### [Problem to work on]
Please print the lines between the one with "Write a Python" and the one with "ax = fig.add_axes([0.1648, 0.041, 0.8302, 0.9266])", both ends included, exactly as written, with no pictures.

(Records from a data source)
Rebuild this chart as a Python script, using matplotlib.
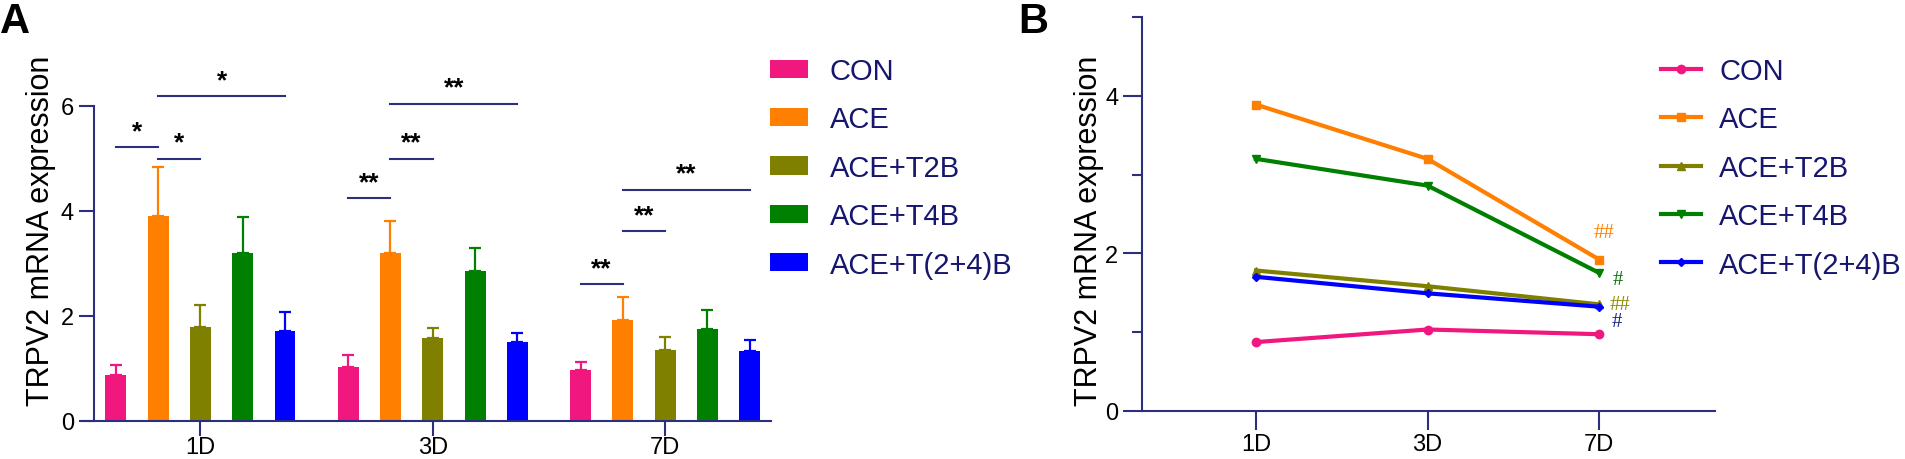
import numpy as np
import matplotlib
matplotlib.use("Agg")
import matplotlib.pyplot as plt
from matplotlib.patches import Patch
from matplotlib.lines import Line2D

plt.rcParams['font.family'] = ['Liberation Sans', 'DejaVu Sans']

days = ['1D', '3D', '7D']
groups = ['CON', 'ACE', 'ACE+T2B', 'ACE+T4B', 'ACE+T(2+4)B']
colors = ['#F0177F', '#FF7F00', '#808000', '#008000', '#0000FF']

# mean expression per group, order = days
means = {
    'CON':         [0.87, 1.03, 0.97],
    'ACE':         [3.89, 3.20, 1.92],
    'ACE+T2B':     [1.78, 1.58, 1.35],
    'ACE+T4B':     [3.20, 2.86, 1.75],
    'ACE+T(2+4)B': [1.70, 1.49, 1.32],
}
# top of error bar (mean + sd)
err_top = {
    'CON':         [1.06, 1.26, 1.11],
    'ACE':         [4.84, 3.80, 2.35],
    'ACE+T2B':     [2.20, 1.77, 1.60],
    'ACE+T4B':     [3.88, 3.29, 2.10],
    'ACE+T(2+4)B': [2.08, 1.68, 1.54],
}

# significance brackets in panel A: (day index, group from, group to, height, label)
sig_day = [0, 0, 0, 1, 1, 1, 2, 2, 2]
sig_from = [0, 1, 1, 0, 1, 1, 0, 1, 1]
sig_to = [1, 2, 4, 1, 2, 4, 1, 2, 4]
sig_y = [5.21, 4.99, 6.18, 4.24, 4.99, 6.04, 2.60, 3.61, 4.40]
sig_txt = ['*', '*', '*', '**', '**', '**', '**', '**', '**']

# hash marks next to 7D in panel B
hash_txt = ['##', '#', '##', '#']
hash_x = [2.03, 2.11, 2.12, 2.10]
hash_y = [2.26, 1.67, 1.35, 1.13]
hash_col = ['#FF7F00', '#0A6E0A', '#8A8A00', '#10208A']

markers = ['o', 's', '^', 'v', 'D']
msizes = [6, 6, 6, 6, 4]

axis_col = '#2B2F7E'
leg_col = '#16166E'

fig = plt.figure(figsize=(19.05, 4.6), dpi=100)

# ---------------- panel A ----------------
axA = fig.add_axes([82 / 1905, 1 - 421.7 / 460, 689 / 1905, 315 / 460])
bar_w = 0.09
offs = (np.arange(len(groups)) - 2) * 0.182
x = np.arange(len(days))
for i, g in enumerate(groups):
    m = np.array(means[g])
    e = np.array(err_top[g]) - m
    axA.bar(x + offs[i], m, width=bar_w, color=colors[i], label=g, zorder=2)
    axA.errorbar(x + offs[i], m, yerr=[np.zeros_like(e), e], fmt='none',
                 ecolor=colors[i], elinewidth=1.6, capsize=4, capthick=1.6, zorder=1)

for d, a, b, yv, t in zip(sig_day, sig_from, sig_to, sig_y, sig_txt):
    x0, x1 = d + offs[a], d + offs[b]
    axA.plot([x0, x1], [yv, yv], color=axis_col, lw=1.5, clip_on=False)
    axA.text((x0 + x1) / 2, yv + 0.08, t, ha='center', va='bottom', fontsize=19,
             fontweight='bold', color='black', clip_on=False)

axA.set_xlim(-0.510, 2.456)
axA.set_ylim(0, 6)
axA.set_xticks(x)
axA.set_xticklabels(days)
axA.set_yticks([0, 2, 4, 6])
for s in ['top', 'right']:
    axA.spines[s].set_visible(False)
axA.spines['left'].set_position(('axes', 12 / 689))
for s in ['left', 'bottom']:
    axA.spines[s].set_color(axis_col)
    axA.spines[s].set_linewidth(1.5)
axA.tick_params(axis='both', colors=axis_col, width=1.5, length=10.5, labelsize=17,
                labelcolor='black', pad=4)
axA.tick_params(axis='x', pad=0.5)
fig.text(41 / 1905, 1 - 231 / 460, 'TRPV2 mRNA expression', rotation=90,
         ha='center', va='center', fontsize=22, color='black')
fig.text(0.0, 1 - 2 / 460, 'A', ha='left', va='top', fontsize=30, fontweight='bold')

handlesA = [Patch(facecolor=c, edgecolor='none') for c in colors]
legA = fig.legend(handlesA, groups, loc='upper left', bbox_to_anchor=(770 / 1905, 1 - 58 / 460),
                  frameon=False, fontsize=21, labelcolor=leg_col, handlelength=1.3,
                  handleheight=0.58, handletextpad=0.75, labelspacing=0.70,
                  borderpad=0, borderaxespad=0)

# ---------------- panel B ----------------
axB = fig.add_axes([1142 / 1905, 1 - 411.5 / 460, 573.5 / 1905, 393.2 / 460])
for i, g in enumerate(groups):
    axB.plot(x, means[g], color=colors[i], lw=3, marker=markers[i], ms=msizes[i],
             label=g, zorder=3)
for t, hx, hy, hc in zip(hash_txt, hash_x, hash_y, hash_col):
    axB.text(hx, hy, t, ha='center', va='center', fontsize=15, color=hc,
             family=['Liberation Serif', 'DejaVu Serif'])

axB.set_xlim(-0.664, 2.678)
axB.set_ylim(0, 5)
axB.set_xticks(x)
axB.set_xticklabels(days)
axB.set_yticks([0, 2, 4])
axB.set_yticks([1, 3, 5], minor=True)
for s in ['top', 'right']:
    axB.spines[s].set_visible(False)
for s in ['left', 'bottom']:
    axB.spines[s].set_color(axis_col)
    axB.spines[s].set_linewidth(1.5)
axB.tick_params(axis='both', which='major', colors=axis_col, width=1.5, length=14,
                labelsize=17, labelcolor='black', pad=3)
axB.tick_params(axis='x', which='major', pad=2.5)
axB.tick_params(axis='y', which='minor', colors=axis_col, width=1.5, length=7)
fig.text(1089 / 1905, 1 - 231 / 460, 'TRPV2 mRNA expression', rotation=90,
         ha='center', va='center', fontsize=22, color='black')
fig.text(1018 / 1905, 1 - 2 / 460, 'B', ha='left', va='top', fontsize=30, fontweight='bold')

handlesB = [Line2D([0], [0], color=c, lw=3, marker=mk, ms=ms)
            for c, mk, ms in zip(colors, markers, msizes)]
legB = fig.legend(handlesB, groups, loc='upper left', bbox_to_anchor=(1661 / 1905, 1 - 58 / 460),
                  frameon=False, fontsize=21, labelcolor=leg_col, handlelength=1.37,
                  handletextpad=0.62, labelspacing=0.70, borderpad=0, borderaxespad=0)

fig.savefig('out.png', dpi=100)
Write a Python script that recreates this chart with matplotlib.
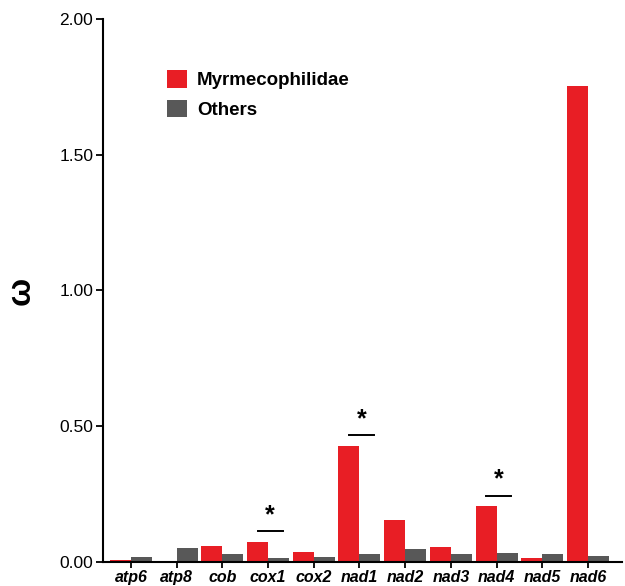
import matplotlib
matplotlib.use("Agg")
import matplotlib.pyplot as plt
import numpy as np

plt.rcParams['font.family'] = ['Liberation Sans', 'DejaVu Sans']

genes = ["atp6", "atp8", "cob", "cox1", "cox2", "nad1", "nad2", "nad3", "nad4", "nad5", "nad6"]
myrme = [0.008, 0.005, 0.060, 0.075, 0.038, 0.428, 0.156, 0.056, 0.206, 0.016, 1.755]
others = [0.020, 0.053, 0.030, 0.016, 0.020, 0.030, 0.048, 0.030, 0.033, 0.030, 0.023]
significant = ["cox1", "nad1", "nad4"]
yticks = [0.0, 0.5, 1.0, 1.5, 2.0]

red = "#E81E25"
grey = "#585858"

fig = plt.figure(figsize=(6.25, 5.86), dpi=100)
ax = fig.add_axes([0.1648, 0.041, 0.8302, 0.9266])

x = np.arange(len(genes))
w = 0.46
ax.bar(x - w / 2, myrme, width=w, color=red, label="Myrmecophilidae")
ax.bar(x + w / 2, others, width=w, color=grey, label="Others")

for g in significant:
    i = genes.index(g)
    top = max(myrme[i], others[i]) + 0.038
    ax.plot([i - 0.23, i + 0.32], [top, top], color="black", lw=1.4)
    ax.text(i + 0.04, top + 0.016, "*", ha="center", va="bottom", fontsize=18, fontweight="bold")

ax.set_xlim(-0.61, 10.74)
ax.set_ylim(0, 2.0)
ax.set_yticks(yticks)
ax.set_yticklabels([f"{t:.2f}" for t in yticks], fontsize=12.5)
ax.set_xticks(x)
ax.set_xticklabels(genes, fontsize=11.5, fontweight="bold", fontstyle="italic")
ax.tick_params(axis="y", direction="out", length=5, width=1.3, pad=2)
ax.tick_params(axis="x", direction="out", length=4, width=1.3, pad=2)
for s in ["top", "right"]:
    ax.spines[s].set_visible(False)
for s in ["left", "bottom"]:
    ax.spines[s].set_linewidth(1.5)

ax.set_ylabel("ω", rotation=90, fontsize=24, fontweight="bold", labelpad=16)

leg = ax.legend(loc="upper left", bbox_to_anchor=(0.09, 0.937), frameon=False,
                prop={"weight": "bold", "size": 13.5}, handlelength=1.07, handleheight=1.07,
                handletextpad=0.55, labelspacing=0.55)

fig.savefig("out.png", dpi=100)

### [Task result]
Write a Python script that recreates this chart with matplotlib.
import matplotlib
matplotlib.use("Agg")
import matplotlib.pyplot as plt
import numpy as np

plt.rcParams['font.family'] = ['Liberation Sans', 'DejaVu Sans']

genes = ["atp6", "atp8", "cob", "cox1", "cox2", "nad1", "nad2", "nad3", "nad4", "nad5", "nad6"]
myrme = [0.008, 0.005, 0.060, 0.075, 0.038, 0.428, 0.156, 0.056, 0.206, 0.016, 1.755]
others = [0.020, 0.053, 0.030, 0.016, 0.020, 0.030, 0.048, 0.030, 0.033, 0.030, 0.023]
significant = ["cox1", "nad1", "nad4"]
yticks = [0.0, 0.5, 1.0, 1.5, 2.0]

red = "#E81E25"
grey = "#585858"

fig = plt.figure(figsize=(6.25, 5.86), dpi=100)
ax = fig.add_axes([0.1648, 0.041, 0.8302, 0.9266])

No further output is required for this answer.